> [WRITTEN TASK]
Reproduce the listing below exactly, beginning with its first line and ending with the line that holds "const noZero = arr"; pictures are not part of the copy.

> [SOURCE MATERIAL]
** begin **
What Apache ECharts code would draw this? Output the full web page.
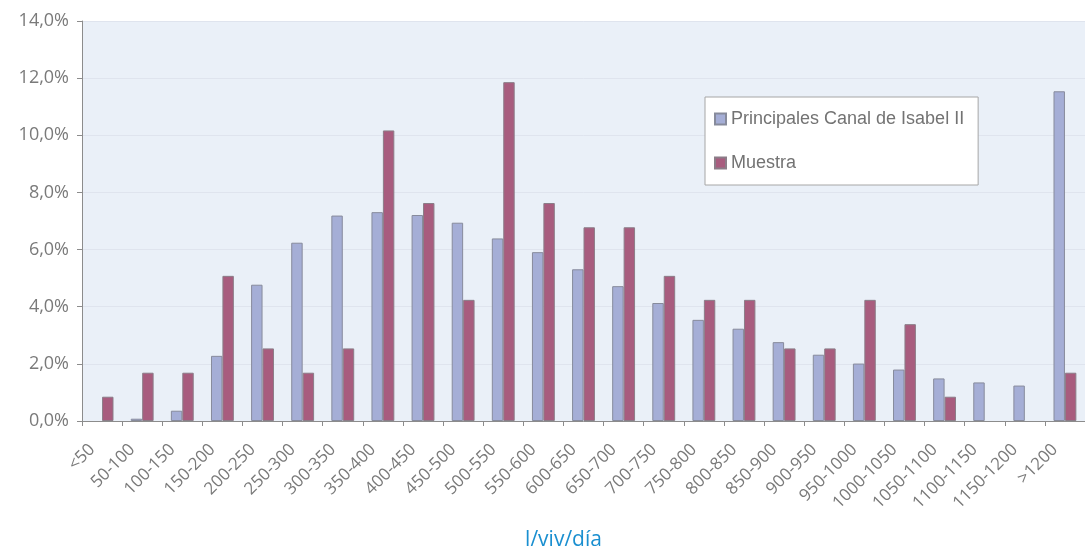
<!DOCTYPE html>
<html>
<head>
<meta charset="utf-8">
<script src="https://cdn.jsdelivr.net/npm/echarts@6/dist/echarts.min.js"></script>
<style>
html,body{margin:0;padding:0;background:#fff;}
#chart{width:1085px;height:556px;}
</style>
</head>
<body>
<div id="chart"></div>
<script>
const categories = ['<50','50-100','100-150','150-200','200-250','250-300','300-350','350-400','400-450','450-500','500-550','550-600','600-650','650-700','700-750','750-800','800-850','850-900','900-950','950-1000','1000-1050','1050-1100','1100-1150','1150-1200','>1200'];
const principales = [0, 0.08, 0.36, 2.28, 4.77, 6.24, 7.19, 7.31, 7.21, 6.94, 6.39, 5.91, 5.31, 4.72, 4.13, 3.54, 3.23, 2.76, 2.32, 2.01, 1.80, 1.49, 1.35, 1.24, 11.54];
const muestra = [0.85, 1.69, 1.69, 5.08, 2.54, 1.69, 2.54, 10.17, 7.63, 4.24, 11.86, 7.63, 6.78, 6.78, 5.08, 4.24, 4.24, 2.54, 2.54, 4.24, 3.39, 0.85, 0, 0, 1.69];
const seriesNames = ['Principales Canal de Isabel II', 'Muestra'];
const axisName = 'l/viv/día';

const noZero = arr => arr.map(v => (v === 0 ? null : v));

const chart = echarts.init(document.getElementById('chart'));
chart.setOption({
  animation: false,
  legend: {
    orient: 'vertical',
    left: 705, top: 97,
    padding: [13, 14, 13, 9],
    itemGap: 26,
    itemWidth: 11, itemHeight: 11,
    icon: 'rect',
    backgroundColor: '#ffffff',
    borderColor: '#a6a6a6',
    borderWidth: 1,
    borderRadius: 0,
    textStyle: { fontFamily: 'Liberation Sans', fontSize: 18, color: '#737373' },
    data: seriesNames
  },
  grid: { left: 82, right: 0, top: 21, height: 405, containLabel: false,
          show: true, backgroundColor: '#eaf0f8', borderWidth: 0 },
  xAxis: {
    type: 'category',
    data: categories,
    name: axisName,
    nameLocation: 'middle',
    nameGap: 109,
    nameTextStyle: { fontFamily: 'Open Sans', fontSize: 21, color: '#1a8fd0', padding: [0, 40, 0, 0] },
    axisLine: { lineStyle: { color: '#8c8c8c', width: 1 } },
    axisTick: { show: true, alignWithLabel: false, length: 5, lineStyle: { color: '#8c8c8c' } },
    axisLabel: { rotate: 45, interval: 0, margin: 16, padding: [0, 14, 0, 0],
      fontFamily: 'Open Sans', fontSize: 17, color: '#7a7a7a' }
  },
  yAxis: {
    type: 'value',
    min: 0, max: 14, interval: 2,
    axisLine: { show: true, lineStyle: { color: '#8c8c8c', width: 1 } },
    axisTick: { show: true, length: 5, lineStyle: { color: '#8c8c8c' } },
    splitLine: { lineStyle: { color: '#dfe4ee', width: 1 } },
    axisLabel: { margin: 13, fontFamily: 'Open Sans', fontSize: 18, color: '#7a7a7a',
      formatter: v => v.toFixed(1).replace('.', ',') + '%' }
  },
  series: [
    { name: seriesNames[0], type: 'bar', data: noZero(principales), barWidth: '28.5%', barGap: '0%',
      itemStyle: { color: '#a5aed6', borderColor: '#878b9c', borderWidth: 1 } },
    { name: seriesNames[1], type: 'bar', data: noZero(muestra), barWidth: '28.5%', barGap: '0%',
      itemStyle: { color: '#a85c7e', borderColor: '#8b7d88', borderWidth: 1 } }
  ]
});
</script>
</body>
</html>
** end **
> [RESPONSE BELOW]
What Apache ECharts code would draw this? Output the full web page.
<!DOCTYPE html>
<html>
<head>
<meta charset="utf-8">
<script src="https://cdn.jsdelivr.net/npm/echarts@6/dist/echarts.min.js"></script>
<style>
html,body{margin:0;padding:0;background:#fff;}
#chart{width:1085px;height:556px;}
</style>
</head>
<body>
<div id="chart"></div>
<script>
const categories = ['<50','50-100','100-150','150-200','200-250','250-300','300-350','350-400','400-450','450-500','500-550','550-600','600-650','650-700','700-750','750-800','800-850','850-900','900-950','950-1000','1000-1050','1050-1100','1100-1150','1150-1200','>1200'];
const principales = [0, 0.08, 0.36, 2.28, 4.77, 6.24, 7.19, 7.31, 7.21, 6.94, 6.39, 5.91, 5.31, 4.72, 4.13, 3.54, 3.23, 2.76, 2.32, 2.01, 1.80, 1.49, 1.35, 1.24, 11.54];
const muestra = [0.85, 1.69, 1.69, 5.08, 2.54, 1.69, 2.54, 10.17, 7.63, 4.24, 11.86, 7.63, 6.78, 6.78, 5.08, 4.24, 4.24, 2.54, 2.54, 4.24, 3.39, 0.85, 0, 0, 1.69];
const seriesNames = ['Principales Canal de Isabel II', 'Muestra'];
const axisName = 'l/viv/día';

const noZero = arr => arr.map(v => (v === 0 ? null : v));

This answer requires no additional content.